Instrumen tarif akan efektif, apabila infrastruktur untuk pengawasan diperbaiki, kualitas sumber daya ditingkatkan, serta penggajian mereka harus ditata ulang. Demikian juga pendanaan untuk mendukung pengawasan harus tersedia dalam jumlah yang cukup dan fleksibel penggunaannya. Dalam waktu yang sama, penegakkan hukum dan pencegahan korupsi juga amat diperlukan.
22.
Perubahan NTB ke TB, ternyata tidaklah mudah buat Indonesia. Diperlukan waktu yang cukup lama untuk persiapan infrastruktur, SDM, penggajian, serta manajemen keuangan, pengawasan dll seperti yang telah disebutkan di atas.

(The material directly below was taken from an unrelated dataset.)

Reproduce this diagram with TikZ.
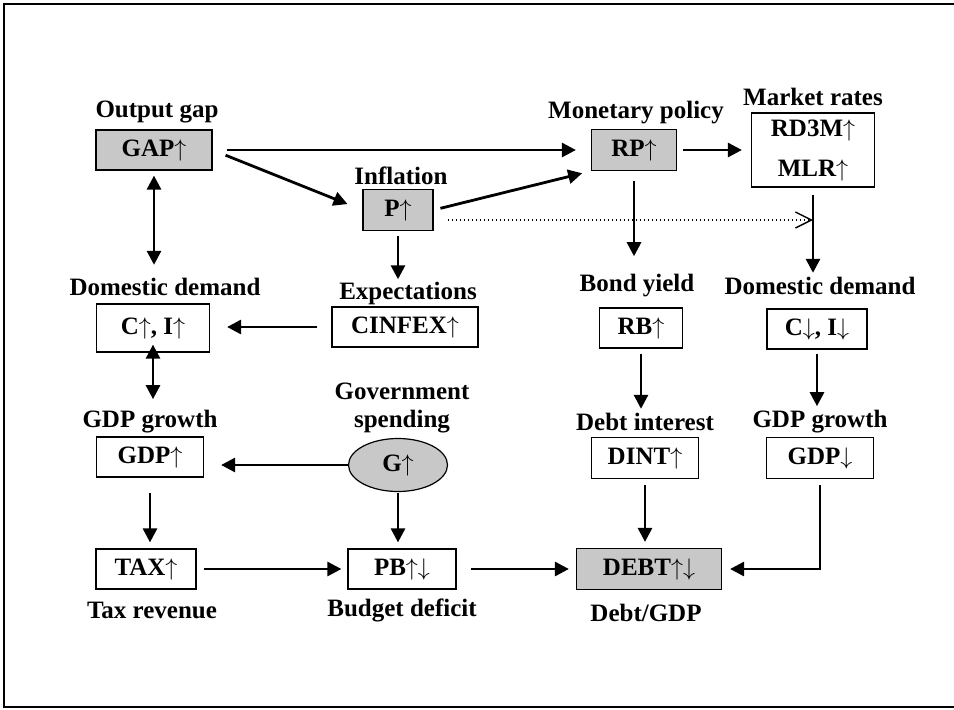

Oleh karena itu, negara berkembang seperti Indonesia masih memerlukan instrumen NTB untuk melindungi diri dari serbuan impor, sebelum siap dengan instrumen tarif.
23.
Remedy perlindungan SSM akibat dari import surge atau kejatuhan harga, sebaiknya memakai tarif dan NTB. Apabila perlindungan itu hanya tarif belaka, diperkirakan kurang efektif perlindungan via SSM. Setidak-tidaknya perlu ada waktu transisi untuk mempersiapkan diri ke penerapan secara penuh dengan perlindungan TB. Waktu yang diperlukan itu, bergantung sekali pada masing-masing negara berkembang. Itu seharusnya menjadi S&DT yang perlu dipertimbangkan.